The survey also highlights a growing dissatisfaction among businesses with their existing forex providers. Key grievances include pricing, transparency, levels of service, and usability. Evidently, there is a thirst for change in the market, and businesses are eager to embrace innovative forex providers that prioritise their needs.
“Future Forex is poised to fill this gap, leading the charge for transparent, client-centric forex services,” says Scherzer. “We are committed to leveraging automation, technology, and exceptional support to offer South African businesses the best possible forex rates. The aim is to do so while fostering transparency and ease of international money movement – a beacon of hope for businesses tired of navigating murky waters.”
The results of the Future Forex survey shed light on a pervasive issue that affects the very core of South African businesses engaged in international trade.

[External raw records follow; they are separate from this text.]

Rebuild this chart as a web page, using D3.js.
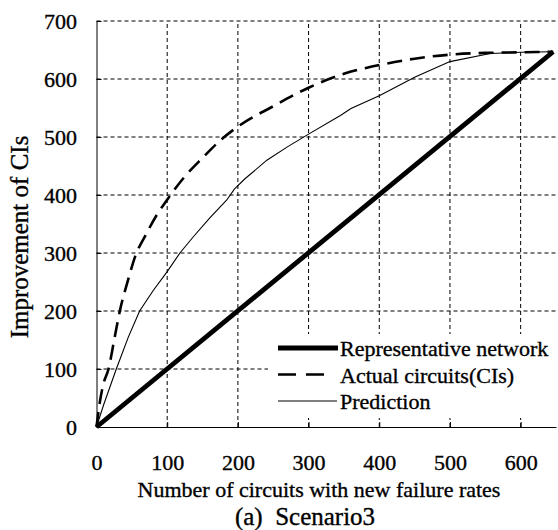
<!DOCTYPE html>
<html>
<head>
<meta charset="utf-8">
<script src="https://cdn.jsdelivr.net/npm/d3@7"></script>
<style>
  body { margin: 0; background: #fff; }
  text { font-family: "Liberation Serif", "Times New Roman", "DejaVu Serif", serif; stroke: #000; stroke-width: 0.35px; }
</style>
</head>
<body>
<div id="chart"></div>
<script>
// values
const xTicks = [0, 100, 200, 300, 400, 500, 600];
const yTicks = [0, 100, 200, 300, 400, 500, 600, 700];

const repX = [0, 646];
const repY = [0, 647];

const actualX = [0, 5, 10, 17, 25, 33, 45, 55, 70, 85, 100, 125, 150, 175, 200, 250, 300, 350, 400, 450, 500, 550, 600, 646];
const actualY = [0, 45, 75, 100, 150, 200, 255, 295, 332, 365, 392, 432, 464, 494, 518, 553, 585, 609, 624, 635, 642, 645, 646, 647];

const predX = [0, 10, 28, 45, 61, 80, 100, 118, 137, 160, 184, 195, 210, 241, 270, 300, 345, 360, 400, 450, 500, 557, 600, 646];
const predY = [0, 38, 100, 155, 200, 235, 268, 300, 328, 360, 391, 410, 428, 460, 483, 505, 537, 549, 571, 603, 630, 644, 646, 647];

const legendNames = ["Representative network", "Actual circuits(CIs)", "Prediction"];

const FONT = "'Liberation Serif', 'Times New Roman', 'DejaVu Serif', serif";

const width = 558, height = 530;
const svg = d3.select("#chart").append("svg")
    .attr("width", width)
    .attr("height", height)
    .attr("font-family", FONT);

const x = d3.scaleLinear().domain([0, 650]).range([96.5, 556]);
const y = d3.scaleLinear().domain([0, 700]).range([427, 21]);

// grid
svg.append("g").selectAll("line")
    .data(yTicks.slice(1))
    .enter().append("line")
    .attr("x1", x(0)).attr("x2", x(650))
    .attr("y1", d => y(d)).attr("y2", d => y(d))
    .attr("stroke", "#000").attr("stroke-width", 1)
    .attr("stroke-dasharray", "4,3");
svg.append("g").selectAll("line")
    .data(xTicks.slice(1))
    .enter().append("line")
    .attr("x1", d => x(d)).attr("x2", d => x(d))
    .attr("y1", y(0)).attr("y2", y(700))
    .attr("stroke", "#000").attr("stroke-width", 1)
    .attr("stroke-dasharray", "4,3");

const toPts = (xs, ys) => xs.map((v, i) => [v, ys[i]]);

// series
svg.append("path")
    .datum(toPts(predX, predY))
    .attr("d", d3.line().x(d => x(d[0])).y(d => y(d[1])))
    .attr("fill", "none").attr("stroke", "#000").attr("stroke-width", 1.1);

svg.append("path")
    .datum(toPts(actualX, actualY))
    .attr("d", d3.line().x(d => x(d[0])).y(d => y(d[1])).curve(d3.curveMonotoneX))
    .attr("fill", "none").attr("stroke", "#000").attr("stroke-width", 2.6)
    .attr("stroke-dasharray", "15,8");

svg.append("path")
    .datum(toPts(repX, repY))
    .attr("d", d3.line().x(d => x(d[0])).y(d => y(d[1])))
    .attr("fill", "none").attr("stroke", "#000").attr("stroke-width", 4.8);

// legend
svg.append("rect")
    .attr("x", 268).attr("y", 334)
    .attr("width", 290).attr("height", 84)
    .attr("fill", "#fff");

const legendStyles = [
    { w: 4.8, dash: null, x2: 338 },
    { w: 2.6, dash: "18,10", x2: 324 },
    { w: 1.1, dash: null, x2: 337 }
];
const legend = svg.append("g");
legendNames.forEach((name, i) => {
    const ly = 348 + i * 26.5;
    legend.append("line")
        .attr("x1", 278).attr("x2", legendStyles[i].x2)
        .attr("y1", ly).attr("y2", ly)
        .attr("stroke", "#000")
        .attr("stroke-width", legendStyles[i].w)
        .attr("stroke-dasharray", legendStyles[i].dash);
    legend.append("text")
        .attr("x", 340).attr("y", ly + 8)
        .attr("font-size", 22)
        .text(name);
});

// axes
const xAxis = d3.axisBottom(x).tickValues(xTicks).tickSizeInner(-5).tickSizeOuter(0).tickPadding(27);
const yAxis = d3.axisLeft(y).tickValues(yTicks).tickSizeInner(-5).tickSizeOuter(0).tickPadding(19.5);

const gx = svg.append("g")
    .attr("transform", `translate(0,${y(0)})`)
    .call(xAxis);
const gy = svg.append("g")
    .attr("transform", `translate(${x(0)},0)`)
    .call(yAxis);
[gx, gy].forEach(g => {
    g.attr("font-family", FONT).attr("font-size", 22);
    g.selectAll("text").attr("font-size", 22).attr("fill", "#000");
    g.selectAll("line,path").attr("stroke", "#000");
});
gy.selectAll("text").attr("dy", "0.33em");

// titles
svg.append("text")
    .attr("x", 319).attr("y", 497)
    .attr("text-anchor", "middle")
    .attr("font-size", 22)
    .text("Number of circuits with new failure rates");

svg.append("text")
    .attr("transform", "translate(28,237) rotate(-90)")
    .attr("text-anchor", "middle")
    .attr("font-size", 25)
    .text("Improvement of CIs");

svg.append("text")
    .attr("x", 305).attr("y", 525)
    .attr("text-anchor", "middle")
    .attr("font-size", 25)
    .style("white-space", "pre")
    .text("(a)  Scenario3");
</script>
</body>
</html>
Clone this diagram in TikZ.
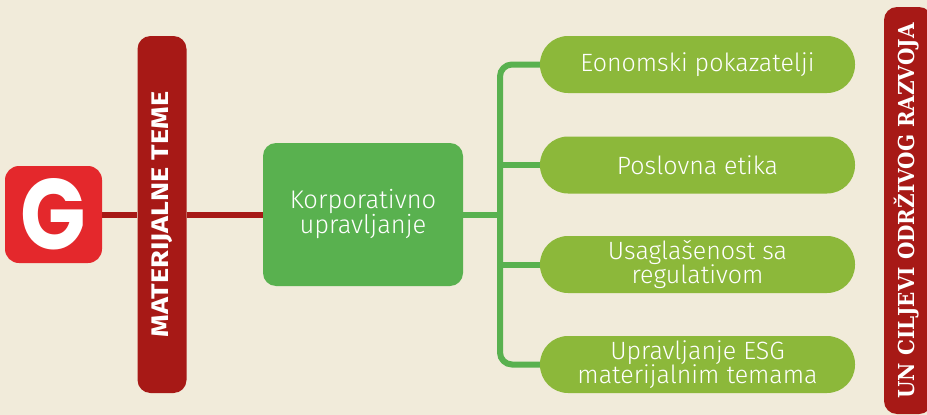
\documentclass[tikz,border=0pt]{standalone}
\usepackage{fontspec}
\setmainfont{Fira Sans Light}
\newfontfamily\gfont{Poppins}
\newfontfamily\matfont{Fira Sans}
\newfontfamily\slabfont{DejaVu Serif}
\usepackage{xcolor}
\usepackage{tikz}
\usetikzlibrary{positioning}
\definecolor{CreamBg}{HTML}{F1EBDA}
\definecolor{SignalRed}{HTML}{E4282C}
\definecolor{DeepRed}{HTML}{A71916}
\definecolor{LeafGreen}{HTML}{59B14F}
\definecolor{LimeGreen}{HTML}{8CB83A}

\begin{document}
\begin{tikzpicture}[x=1pt,y=-1pt,
    gbox/.style={fill=SignalRed, rounded corners=14pt, minimum width=97pt, minimum height=97pt,
      inner sep=0pt, text=white, font=\gfont\bfseries\fontsize{100}{100}\selectfont},
    redbar/.style={fill=DeepRed, rounded corners=13pt, rotate=90, inner sep=0pt, text=white},
    korpbox/.style={fill=LeafGreen, rounded corners=13pt, minimum width=200pt, minimum height=143pt,
      inner sep=0pt, text=white, align=center, font=\fontsize{25.5}{25}\selectfont},
    pill/.style={fill=LimeGreen, rounded corners=28pt, minimum width=315pt, minimum height=57pt,
      inner sep=0pt, text=white, align=center, font=\fontsize{25}{24}\selectfont},
    redlink/.style={DeepRed, line width=6pt},
    branch/.style={LeafGreen, line width=6pt}]
      % canvas
      \fill[CreamBg] (0,0) rectangle (927,415);
      \useasboundingbox (0,0) rectangle (927,415);
      % left part
      \node[gbox] (g) at (53.5,214.5) {\scalebox{0.86}[1]{G}};
      \node[redbar, minimum width=357pt, minimum height=49pt, font=\matfont\bfseries\fontsize{24}{24}\selectfont]
        (mat) at (162,214.5) {\scalebox{1.2}[1]{MATERIJALNE TEME}};
      \node[korpbox] (korp) at (363,214.5) {Korporativno\\upravljanje};
      \draw[redlink] (g.east) -- (mat.north);
      \draw[redlink] (mat.south) -- (korp.west);
      % topics
      \node[pill] (ekon) at (697.5,64.5) {Eonomski pokazatelji};
      \node[pill] (etika) at (697.5,165) {Poslovna etika};
      \node[pill] (regul) at (697.5,264.5) {Usaglašenost sa\\regulativom};
      \node[pill] (esg) at (697.5,364.5) {Upravljanje ESG\\materijalnim temama};
      \coordinate (trunk) at (500,214.5);
      \draw[branch] (korp.east) -- (trunk);
      \draw[branch, rounded corners=12pt] (ekon.west) -| (trunk |- esg.west) -- (esg.west);
      \draw[branch] (etika.west) -- (trunk |- etika.west);
      \draw[branch] (regul.west) -- (trunk |- regul.west);
      % right bar
      \node[redbar, minimum width=407pt, minimum height=48pt] (unbar) at (908,210.5) {};
      \node[rotate=90, inner sep=0pt, text=white, font=\slabfont\bfseries\fontsize{22}{22}\selectfont]
        (untext) at (907,211) {\scalebox{0.91}[1]{UN CILJEVI ODRŽIVOG RAZVOJA}};
    \end{tikzpicture}
\end{document}
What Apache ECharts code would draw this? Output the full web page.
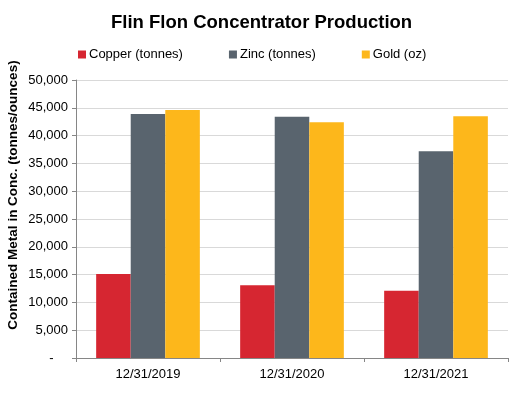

It’s a wake-up call for companies to become more discerning when it comes to their forex dealings, demanding transparency and fair pricing, notes Scherzer.
“South African businesses can no longer afford to be in the dark about the true costs of forex transactions,” Scherzer concludes. “Whether sending or receiving funds from abroad, pure transparency and fair charges should be the new status quo. Future Forex is leading the pack with its innovative forex services that places a renewed focus on being client-centric through high levels of service, low pricing and full transparency.”